Brahms: Cello Sonatas – No 1 in E minor, Op 38; No 2 in F major, Op 99; Schumann: Fünf Stücke im Volkston, Op 102
Reviewed on Tue 18 Jul, 2017
Here the impression is very much a meeting of equals, with any problems of balance effortlessly solved. The results are indeed memorably graceful and superbly transparent.
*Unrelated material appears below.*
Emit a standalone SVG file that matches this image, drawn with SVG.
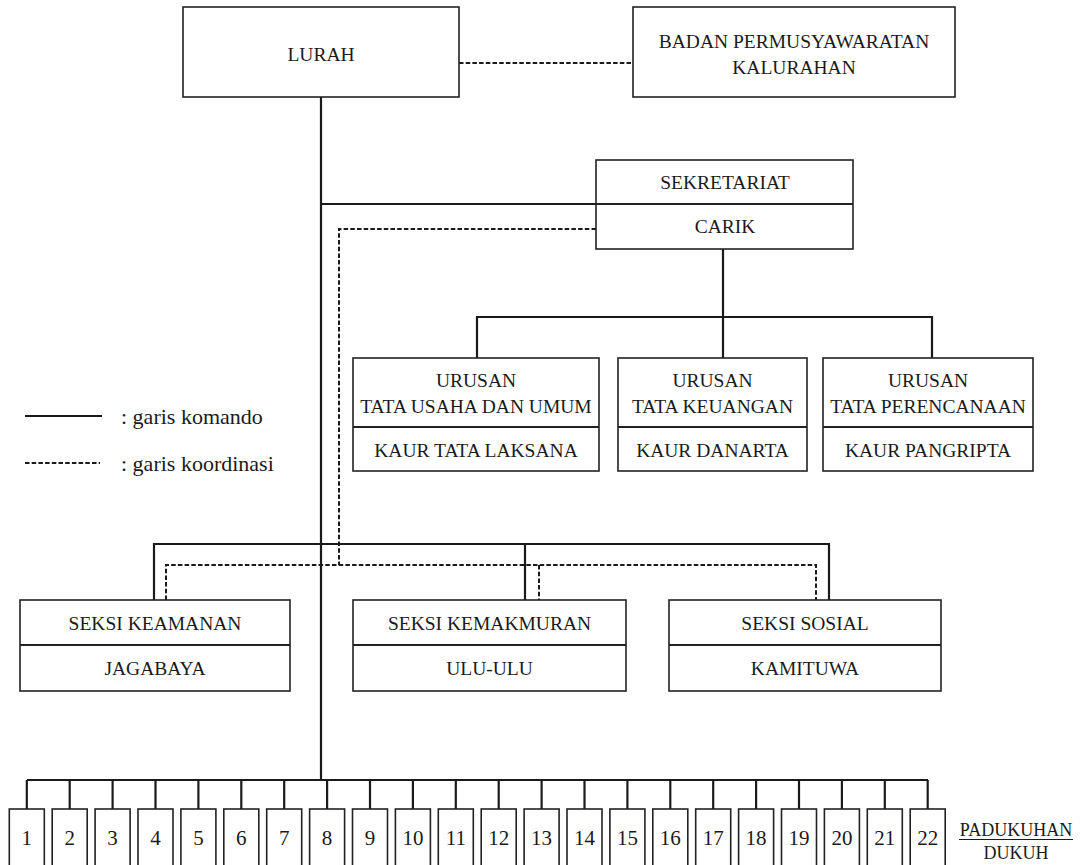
<svg xmlns="http://www.w3.org/2000/svg" width="1083" height="865" viewBox="0 0 1083 865" font-family="Liberation Serif, Times New Roman, serif">
<style>
  .box { fill: #fff; stroke: #222; stroke-width: 1.6; }
  .div { stroke: #222; stroke-width: 2; }
  .cmd { fill: none; stroke: #1a1a1a; stroke-width: 2.2; }
  .crd { fill: none; stroke: #1a1a1a; stroke-width: 2; stroke-dasharray: 4.5 2.2; }
  .t { font-size: 19.5px; text-anchor: middle; fill: #1a1a1a; }
  .n { font-size: 21px; text-anchor: middle; fill: #1a1a1a; }
  .lg { font-size: 22px; fill: #1a1a1a; }
  .pd { font-size: 18px; text-anchor: middle; fill: #1a1a1a; }
</style>
<rect width="1083" height="865" fill="#fff"/>

<g id="connectors">
  <line class="cmd" x1="321" y1="97" x2="321" y2="780"/>
  <line class="cmd" x1="321" y1="204" x2="596" y2="204"/>
  <line class="crd" x1="459" y1="63" x2="633" y2="63"/>
  <line class="cmd" x1="723" y1="249" x2="723" y2="358"/>
  <polyline class="cmd" points="477,358 477,317 932,317 932,358"/>
  <polyline class="crd" points="596,229 339,229 339,565"/>
  <polyline class="cmd" points="154,600 154,544 829,544 829,600"/>
  <line class="cmd" x1="525" y1="544" x2="525" y2="600"/>
  <polyline class="crd" points="166,600 166,565 816,565 816,600"/>
  <line class="crd" x1="539" y1="565" x2="539" y2="600"/>
  <line class="cmd" x1="27" y1="780" x2="928" y2="780"/>
  <g class="drops">
    <line class="cmd" x1="26.8" y1="780" x2="26.8" y2="809"/>
    <line class="cmd" x1="69.7" y1="780" x2="69.7" y2="809"/>
    <line class="cmd" x1="112.6" y1="780" x2="112.6" y2="809"/>
    <line class="cmd" x1="155.5" y1="780" x2="155.5" y2="809"/>
    <line class="cmd" x1="198.4" y1="780" x2="198.4" y2="809"/>
    <line class="cmd" x1="241.3" y1="780" x2="241.3" y2="809"/>
    <line class="cmd" x1="284.2" y1="780" x2="284.2" y2="809"/>
    <line class="cmd" x1="327.1" y1="780" x2="327.1" y2="809"/>
    <line class="cmd" x1="370" y1="780" x2="370" y2="809"/>
    <line class="cmd" x1="412.9" y1="780" x2="412.9" y2="809"/>
    <line class="cmd" x1="455.8" y1="780" x2="455.8" y2="809"/>
    <line class="cmd" x1="498.7" y1="780" x2="498.7" y2="809"/>
    <line class="cmd" x1="541.6" y1="780" x2="541.6" y2="809"/>
    <line class="cmd" x1="584.5" y1="780" x2="584.5" y2="809"/>
    <line class="cmd" x1="627.4" y1="780" x2="627.4" y2="809"/>
    <line class="cmd" x1="670.3" y1="780" x2="670.3" y2="809"/>
    <line class="cmd" x1="713.2" y1="780" x2="713.2" y2="809"/>
    <line class="cmd" x1="756.1" y1="780" x2="756.1" y2="809"/>
    <line class="cmd" x1="799" y1="780" x2="799" y2="809"/>
    <line class="cmd" x1="841.9" y1="780" x2="841.9" y2="809"/>
    <line class="cmd" x1="884.8" y1="780" x2="884.8" y2="809"/>
    <line class="cmd" x1="927.7" y1="780" x2="927.7" y2="809"/>
  </g>
</g>

<g id="lurah">
  <rect class="box" x="183" y="7" width="276" height="90"/>
  <text class="t" x="321" y="61">LURAH</text>
</g>
<g id="bpk">
  <rect class="box" x="633" y="7" width="322" height="90"/>
  <text class="t" x="794" y="48">BADAN PERMUSYAWARATAN</text>
  <text class="t" x="794" y="74">KALURAHAN</text>
</g>
<g id="sekretariat">
  <rect class="box" x="596" y="160" width="257" height="89"/>
  <line class="div" x1="596" y1="204" x2="853" y2="204"/>
  <text class="t" x="725" y="189">SEKRETARIAT</text>
  <text class="t" x="725" y="233">CARIK</text>
</g>
<g id="kaur-umum">
  <rect class="box" x="353" y="358" width="246" height="113"/>
  <line class="div" x1="353" y1="427" x2="599" y2="427"/>
  <text class="t" x="476" y="387">URUSAN</text>
  <text class="t" x="476" y="413">TATA USAHA DAN UMUM</text>
  <text class="t" x="476" y="457">KAUR TATA LAKSANA</text>
</g>
<g id="kaur-keuangan">
  <rect class="box" x="618" y="358" width="189" height="113"/>
  <line class="div" x1="618" y1="427" x2="807" y2="427"/>
  <text class="t" x="712.5" y="387">URUSAN</text>
  <text class="t" x="712.5" y="413">TATA KEUANGAN</text>
  <text class="t" x="712.5" y="457">KAUR DANARTA</text>
</g>
<g id="kaur-perencanaan">
  <rect class="box" x="823" y="358" width="210" height="113"/>
  <line class="div" x1="823" y1="427" x2="1033" y2="427"/>
  <text class="t" x="928" y="387">URUSAN</text>
  <text class="t" x="928" y="413">TATA PERENCANAAN</text>
  <text class="t" x="928" y="457">KAUR PANGRIPTA</text>
</g>

<g id="legend">
  <line class="cmd" x1="25" y1="416" x2="102" y2="416"/>
  <text class="lg" x="121" y="424">: garis komando</text>
  <line class="crd" x1="25" y1="463" x2="100" y2="463"/>
  <text class="lg" x="121" y="471">: garis koordinasi</text>
</g>

<g id="seksi-keamanan">
  <rect class="box" x="20" y="600" width="270" height="91"/>
  <line class="div" x1="20" y1="645" x2="290" y2="645"/>
  <text class="t" x="155" y="630">SEKSI KEAMANAN</text>
  <text class="t" x="155" y="675">JAGABAYA</text>
</g>
<g id="seksi-kemakmuran">
  <rect class="box" x="353" y="600" width="273" height="91"/>
  <line class="div" x1="353" y1="645" x2="626" y2="645"/>
  <text class="t" x="489.5" y="630">SEKSI KEMAKMURAN</text>
  <text class="t" x="489.5" y="675">ULU-ULU</text>
</g>
<g id="seksi-sosial">
  <rect class="box" x="669" y="600" width="272" height="91"/>
  <line class="div" x1="669" y1="645" x2="941" y2="645"/>
  <text class="t" x="805" y="630">SEKSI SOSIAL</text>
  <text class="t" x="805" y="675">KAMITUWA</text>
</g>

<g id="padukuhan">
  <g id="p1"><rect class="box" x="9.3" y="809" width="35" height="70"/><text class="n" x="26.8" y="845">1</text></g>
  <g id="p2"><rect class="box" x="52.2" y="809" width="35" height="70"/><text class="n" x="69.7" y="845">2</text></g>
  <g id="p3"><rect class="box" x="95.1" y="809" width="35" height="70"/><text class="n" x="112.6" y="845">3</text></g>
  <g id="p4"><rect class="box" x="138" y="809" width="35" height="70"/><text class="n" x="155.5" y="845">4</text></g>
  <g id="p5"><rect class="box" x="180.9" y="809" width="35" height="70"/><text class="n" x="198.4" y="845">5</text></g>
  <g id="p6"><rect class="box" x="223.8" y="809" width="35" height="70"/><text class="n" x="241.3" y="845">6</text></g>
  <g id="p7"><rect class="box" x="266.7" y="809" width="35" height="70"/><text class="n" x="284.2" y="845">7</text></g>
  <g id="p8"><rect class="box" x="309.6" y="809" width="35" height="70"/><text class="n" x="327.1" y="845">8</text></g>
  <g id="p9"><rect class="box" x="352.5" y="809" width="35" height="70"/><text class="n" x="370" y="845">9</text></g>
  <g id="p10"><rect class="box" x="395.4" y="809" width="35" height="70"/><text class="n" x="412.9" y="845">10</text></g>
  <g id="p11"><rect class="box" x="438.3" y="809" width="35" height="70"/><text class="n" x="455.8" y="845">11</text></g>
  <g id="p12"><rect class="box" x="481.2" y="809" width="35" height="70"/><text class="n" x="498.7" y="845">12</text></g>
  <g id="p13"><rect class="box" x="524.1" y="809" width="35" height="70"/><text class="n" x="541.6" y="845">13</text></g>
  <g id="p14"><rect class="box" x="567" y="809" width="35" height="70"/><text class="n" x="584.5" y="845">14</text></g>
  <g id="p15"><rect class="box" x="609.9" y="809" width="35" height="70"/><text class="n" x="627.4" y="845">15</text></g>
  <g id="p16"><rect class="box" x="652.8" y="809" width="35" height="70"/><text class="n" x="670.3" y="845">16</text></g>
  <g id="p17"><rect class="box" x="695.7" y="809" width="35" height="70"/><text class="n" x="713.2" y="845">17</text></g>
  <g id="p18"><rect class="box" x="738.6" y="809" width="35" height="70"/><text class="n" x="756.1" y="845">18</text></g>
  <g id="p19"><rect class="box" x="781.5" y="809" width="35" height="70"/><text class="n" x="799" y="845">19</text></g>
  <g id="p20"><rect class="box" x="824.4" y="809" width="35" height="70"/><text class="n" x="841.9" y="845">20</text></g>
  <g id="p21"><rect class="box" x="867.3" y="809" width="35" height="70"/><text class="n" x="884.8" y="845">21</text></g>
  <g id="p22"><rect class="box" x="910.2" y="809" width="35" height="70"/><text class="n" x="927.7" y="845">22</text></g>
</g>

<g id="label-padukuhan">
  <text class="pd" x="1016" y="836">PADUKUHAN</text>
  <line x1="959" y1="839.5" x2="1073" y2="839.5" stroke="#1a1a1a" stroke-width="1.2"/>
  <text class="pd" x="1016" y="859">DUKUH</text>
</g>
</svg>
Uncommonly sensitive and thoughtful music-making from these accomplished performers. Playing on a gut-stringed replica of a 1695 instrument by Matteo Goffriller, cellist Robin Michael (principal with the Orchestre Révolutionnaire et Romantique and Les Siècles) produces a wonderfully mellow and songful sound, and he sparks an infectiously communicative and raptly instinctive rapport with that marvellously supportive and articulate pianist Daniel Tong (whose 1897 Blüthner, by the way, is believed to have been used by the composer himself). In both of the Brahms sonatas the cellist is often swamped by the piano, whereas here the impression is very much a meeting of equals, with any customary problems of balance effortlessly solved. The results are indeed memorably graceful and superbly transparent. Schumann's Op 102 forms a toothsome and touching sequence between the two main offerings. As we have come to expect from this label, both the production and presentation are exemplary. A nourishing release that can be very warmly recommended.